"Light wards. Good discharge sister."

About: Queen's Hospital (Romford)

(as a relative),

What I liked

Light wards. Good discharge sister.

What could be improved

All nursing staff and doctors need to listen very carefully to visitor's important comments regarding a dementia patient's ability, awareness and need for polite, respectful treatment. Our frind and teaching colleague had a great deal of remaining intelligence despite his confusion. Although he walked into the hospital when ill, he had always eaten well and enjoyed his meals and was continent, yet within a few days he was on a totally liquid diet (having refused intubation) and kept in bed in continence pads, despite asking for the toilet.
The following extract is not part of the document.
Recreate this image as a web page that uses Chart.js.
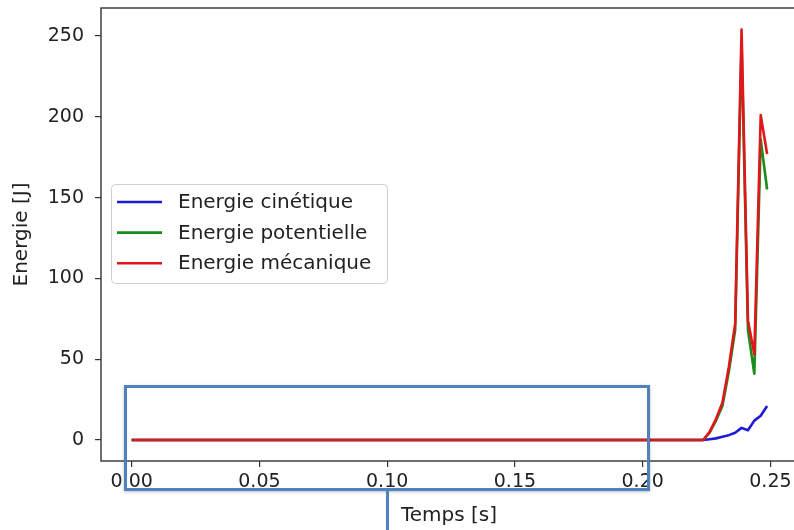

Admittedly he did develop pneumonia in the first few days and was gravely ill for about a fornight, but pulled through and then, when we repeatedly told nursing staff (and asked that this be recorded in his notes) that he was definitely able to walk and eat properly, he was kept in bed and not allowed up for the rest of his 10 week stay.

He became a very weak and extremely thin man and lost the independence he had fought so hard to maintain throughout recent years of treatment for Parkinson's and dementia. All of the many friends who visited him were shocked to see his state.

We were amazed to see all that we had told the hospital was proved true, when he was eventually placed in a care home and within a few days was walking out into the corridor and very soon around the whole floor. He began eating whole meals again, coping with the tools on his own, but now has diffivulty with continence, after 10 weeks in pads in hospital.

This MUST be checked. We had to request ward meetings to get any attention paid to what we were saying to the staff, who may well be overworked. Most were very pleasant but had no real connection with the patients and didn't seem trained in dementia care at all. Meals and drinks were dumped on tables out of reach. One nurse, when I said that X was asking to be taken to the toilet, said loudly in front of him and the ward that he couldn't and had 'a nappy on' anyway. Humiliating.

Anything else?

Another nurse said that not even two nurses together could get him to the toilet, a few feet away in the ward, yet within a couple of days in the care home he was able to walk along a corridor on his own. Why?